# INFORMATION PROVIDED start

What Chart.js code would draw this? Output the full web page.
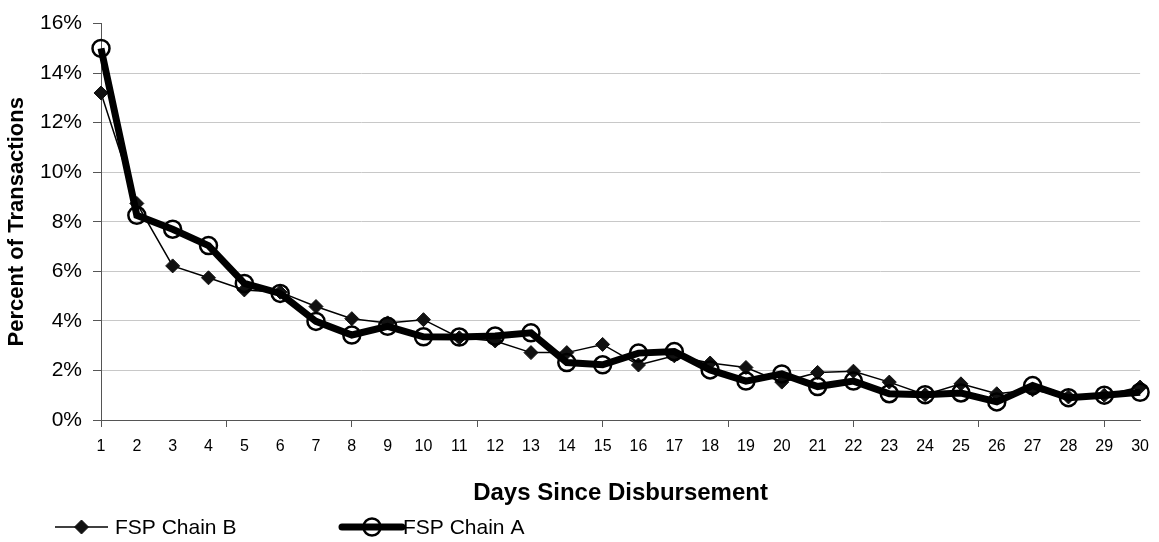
<!DOCTYPE html>
<html>
<head>
<meta charset="utf-8">
<script src="https://cdn.jsdelivr.net/npm/chart.js@4/dist/chart.umd.min.js"></script>
<style>
  html, body { margin: 0; padding: 0; background: #fff; }
  #wrap { width: 1159px; height: 542px; position: relative; }
</style>
</head>
<body>
<div id="wrap"><canvas id="chart"></canvas></div>
<script>
const days = [1,2,3,4,5,6,7,8,9,10,11,12,13,14,15,16,17,18,19,20,21,22,23,24,25,26,27,28,29,30]

// percent of transactions per day
const chainA = [15.0, 8.26, 7.70, 7.04, 5.51, 5.11, 3.98, 3.43, 3.78, 3.36,
                3.35, 3.39, 3.52, 2.32, 2.23, 2.70, 2.76, 2.02, 1.57, 1.86,
                1.35, 1.57, 1.06, 1.02, 1.09, 0.73, 1.39, 0.90, 1.00, 1.12]
const chainB = [13.2, 8.74, 6.22, 5.74, 5.25, 5.16, 4.58, 4.09, 3.92, 4.05,
                3.32, 3.19, 2.72, 2.72, 3.05, 2.22, 2.59, 2.30, 2.12, 1.53,
                1.92, 1.97, 1.53, 1.02, 1.46, 1.06, 1.22, 0.93, 1.00, 1.33]

const yTicks = [0, 2, 4, 6, 8, 10, 12, 14, 16]
const tickEvery = 3.5   // x tick marks fall every 3.5 days

const FONT = "'Liberation Sans', Arial, sans-serif"

function toPoints(vals){
    return vals.map((v, i) => ({ x: days[i], y: v }))
}

// legend: short line sample with the marker in the middle
const legendItems = {
    id: 'legendItems',
    afterDraw(chart){
        const ctx = chart.ctx
        const y = 527
        const items = [
            { ds: chart.data.datasets[0], x0: 55, x1: 108, tx: 115 },
            { ds: chart.data.datasets[1], x0: 342, x1: 402, tx: 403 }
        ]
        ctx.save()
        items.forEach(it => {
            const ds = it.ds
            ctx.beginPath()
            ctx.lineWidth = ds.borderWidth
            ctx.strokeStyle = ds.borderColor
            ctx.lineCap = ds.borderWidth > 3 ? 'round' : 'butt'
            ctx.moveTo(it.x0, y)
            ctx.lineTo(it.x1, y)
            ctx.stroke()
            ctx.fillStyle = ds.pointBackgroundColor
            ctx.strokeStyle = ds.pointBorderColor
            ctx.lineWidth = ds.pointBorderWidth
            Chart.helpers.drawPoint(ctx, {
                pointStyle: ds.pointStyle,
                radius: ds.pointRadius,
                rotation: 0,
                borderWidth: ds.pointBorderWidth
            }, (it.x0 + it.x1) / 2, y)
            ctx.fillStyle = '#000'
            ctx.font = '21px ' + FONT
            ctx.textBaseline = 'middle'
            ctx.textAlign = 'left'
            ctx.fillText(ds.label, it.tx, y + 1)
        })
        ctx.restore()
    }
}

const chart = new Chart(document.getElementById('chart'), {
    type: 'line',
    data: {
        datasets: [{
            label: 'FSP Chain B',
            data: toPoints(chainB),
            borderColor: '#000',
            borderWidth: 1.5,
            pointStyle: 'rectRot',
            pointRadius: 7,
            pointBorderWidth: 1,
            pointBackgroundColor: '#111',
            pointBorderColor: '#111',
            tension: 0,
            clip: false,
            order: 1
        }, {
            label: 'FSP Chain A',
            data: toPoints(chainA),
            borderColor: '#000',
            borderWidth: 7,
            pointStyle: 'circle',
            pointRadius: 8.5,
            pointBorderWidth: 2.5,
            pointBackgroundColor: 'rgba(0,0,0,0)',
            pointBorderColor: '#000',
            tension: 0,
            clip: false,
            order: 0
        }]
    },
    plugins: [legendItems],
    options: {
        responsive: true,
        maintainAspectRatio: false,
        animation: false,
        layout: { padding: { top: 18, right: 15, left: 0, bottom: 0 } },
        plugins: {
            legend: { display: false },
            tooltip: { enabled: false }
        },
        scales: {
            x: {
                type: 'linear',
                min: days[0],
                max: days[days.length - 1],
                afterBuildTicks: scale => {
                    const t = []
                    for (let v = days[0]; v <= days[days.length - 1]; v += 0.5) t.push({ value: v })
                    scale.ticks = t
                },
                afterFit: scale => { scale.height = 122 },
                border: { color: '#555', width: 1 },
                grid: {
                    drawOnChartArea: false,
                    tickLength: 7,
                    tickColor: c => ((c.tick.value - days[0]) % tickEvery === 0) ? '#555' : 'rgba(0,0,0,0)'
                },
                ticks: {
                    autoSkip: false,
                    maxRotation: 0,
                    padding: 10,
                    color: '#000',
                    font: { family: FONT, size: 16 },
                    callback: v => Number.isInteger(v) ? String(v) : ''
                },
                title: {
                    display: true,
                    text: 'Days Since Disbursement',
                    color: '#000',
                    font: { family: FONT, size: 24, weight: 'bold' },
                    padding: { top: 0, bottom: 34 }
                }
            },
            y: {
                min: 0,
                max: 16,
                afterBuildTicks: scale => { scale.ticks = yTicks.map(v => ({ value: v })) },
                afterFit: scale => { scale.width = 101 },
                border: { color: '#555', width: 1 },
                grid: {
                    color: c => (c.tick && (c.tick.value === 0 || c.tick.value === 16)) ? 'rgba(0,0,0,0)' : '#c8c8c8',
                    lineWidth: 1,
                    tickLength: 8,
                    tickColor: '#555'
                },
                ticks: {
                    padding: 11,
                    color: '#000',
                    font: { family: FONT, size: 21 },
                    callback: v => v + '%'
                },
                title: {
                    display: true,
                    text: 'Percent of Transactions',
                    color: '#000',
                    font: { family: FONT, size: 22, weight: 'bold' },
                    padding: { top: 4, bottom: 0 }
                }
            }
        }
    }
})
</script>
</body>
</html>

# INFORMATION PROVIDED end

◆ WRITTEN EXERCISE ◆
Print each line of the material above exactly, with the pictures removed from your copy.

◆ COMPLETED TASK ◆
What Chart.js code would draw this? Output the full web page.
<!DOCTYPE html>
<html>
<head>
<meta charset="utf-8">
<script src="https://cdn.jsdelivr.net/npm/chart.js@4/dist/chart.umd.min.js"></script>
<style>
  html, body { margin: 0; padding: 0; background: #fff; }
  #wrap { width: 1159px; height: 542px; position: relative; }
</style>
</head>
<body>
<div id="wrap"><canvas id="chart"></canvas></div>
<script>
const days = [1,2,3,4,5,6,7,8,9,10,11,12,13,14,15,16,17,18,19,20,21,22,23,24,25,26,27,28,29,30]

// percent of transactions per day
const chainA = [15.0, 8.26, 7.70, 7.04, 5.51, 5.11, 3.98, 3.43, 3.78, 3.36,
                3.35, 3.39, 3.52, 2.32, 2.23, 2.70, 2.76, 2.02, 1.57, 1.86,
                1.35, 1.57, 1.06, 1.02, 1.09, 0.73, 1.39, 0.90, 1.00, 1.12]
const chainB = [13.2, 8.74, 6.22, 5.74, 5.25, 5.16, 4.58, 4.09, 3.92, 4.05,
                3.32, 3.19, 2.72, 2.72, 3.05, 2.22, 2.59, 2.30, 2.12, 1.53,
                1.92, 1.97, 1.53, 1.02, 1.46, 1.06, 1.22, 0.93, 1.00, 1.33]

const yTicks = [0, 2, 4, 6, 8, 10, 12, 14, 16]
const tickEvery = 3.5   // x tick marks fall every 3.5 days

const FONT = "'Liberation Sans', Arial, sans-serif"

function toPoints(vals){
    return vals.map((v, i) => ({ x: days[i], y: v }))
}

// legend: short line sample with the marker in the middle
const legendItems = {
    id: 'legendItems',
    afterDraw(chart){
        const ctx = chart.ctx
        const y = 527
        const items = [
            { ds: chart.data.datasets[0], x0: 55, x1: 108, tx: 115 },
            { ds: chart.data.datasets[1], x0: 342, x1: 402, tx: 403 }
        ]
        ctx.save()
        items.forEach(it => {
            const ds = it.ds
            ctx.beginPath()
            ctx.lineWidth = ds.borderWidth
            ctx.strokeStyle = ds.borderColor
            ctx.lineCap = ds.borderWidth > 3 ? 'round' : 'butt'
            ctx.moveTo(it.x0, y)
            ctx.lineTo(it.x1, y)
            ctx.stroke()
            ctx.fillStyle = ds.pointBackgroundColor
            ctx.strokeStyle = ds.pointBorderColor
            ctx.lineWidth = ds.pointBorderWidth
            Chart.helpers.drawPoint(ctx, {
                pointStyle: ds.pointStyle,
                radius: ds.pointRadius,
                rotation: 0,
                borderWidth: ds.pointBorderWidth
            }, (it.x0 + it.x1) / 2, y)
            ctx.fillStyle = '#000'
            ctx.font = '21px ' + FONT
            ctx.textBaseline = 'middle'
            ctx.textAlign = 'left'
            ctx.fillText(ds.label, it.tx, y + 1)
        })
        ctx.restore()
    }
}

const chart = new Chart(document.getElementById('chart'), {
    type: 'line',
    data: {
        datasets: [{
            label: 'FSP Chain B',
            data: toPoints(chainB),
            borderColor: '#000',
            borderWidth: 1.5,
            pointStyle: 'rectRot',
            pointRadius: 7,
            pointBorderWidth: 1,
            pointBackgroundColor: '#111',
            pointBorderColor: '#111',
            tension: 0,
            clip: false,
            order: 1
        }, {
            label: 'FSP Chain A',
            data: toPoints(chainA),
            borderColor: '#000',
            borderWidth: 7,
            pointStyle: 'circle',
            pointRadius: 8.5,
            pointBorderWidth: 2.5,
            pointBackgroundColor: 'rgba(0,0,0,0)',
            pointBorderColor: '#000',
            tension: 0,
            clip: false,
            order: 0
        }]
    },
    plugins: [legendItems],
    options: {
        responsive: true,
        maintainAspectRatio: false,
        animation: false,
        layout: { padding: { top: 18, right: 15, left: 0, bottom: 0 } },
        plugins: {
            legend: { display: false },
            tooltip: { enabled: false }
        },
        scales: {
            x: {
                type: 'linear',
                min: days[0],
                max: days[days.length - 1],
                afterBuildTicks: scale => {
                    const t = []
                    for (let v = days[0]; v <= days[days.length - 1]; v += 0.5) t.push({ value: v })
                    scale.ticks = t
                },
                afterFit: scale => { scale.height = 122 },
                border: { color: '#555', width: 1 },
                grid: {
                    drawOnChartArea: false,
                    tickLength: 7,
                    tickColor: c => ((c.tick.value - days[0]) % tickEvery === 0) ? '#555' : 'rgba(0,0,0,0)'
                },
                ticks: {
                    autoSkip: false,
                    maxRotation: 0,
                    padding: 10,
                    color: '#000',
                    font: { family: FONT, size: 16 },
                    callback: v => Number.isInteger(v) ? String(v) : ''
                },
                title: {
                    display: true,
                    text: 'Days Since Disbursement',
                    color: '#000',
                    font: { family: FONT, size: 24, weight: 'bold' },
                    padding: { top: 0, bottom: 34 }
                }
            },
            y: {
                min: 0,
                max: 16,
                afterBuildTicks: scale => { scale.ticks = yTicks.map(v => ({ value: v })) },
                afterFit: scale => { scale.width = 101 },
                border: { color: '#555', width: 1 },
                grid: {
                    color: c => (c.tick && (c.tick.value === 0 || c.tick.value === 16)) ? 'rgba(0,0,0,0)' : '#c8c8c8',
                    lineWidth: 1,
                    tickLength: 8,
                    tickColor: '#555'
                },
                ticks: {
                    padding: 11,
                    color: '#000',
                    font: { family: FONT, size: 21 },
                    callback: v => v + '%'
                },
                title: {
                    display: true,
                    text: 'Percent of Transactions',
                    color: '#000',
                    font: { family: FONT, size: 22, weight: 'bold' },
                    padding: { top: 4, bottom: 0 }
                }
            }
        }
    }
})
</script>
</body>
</html>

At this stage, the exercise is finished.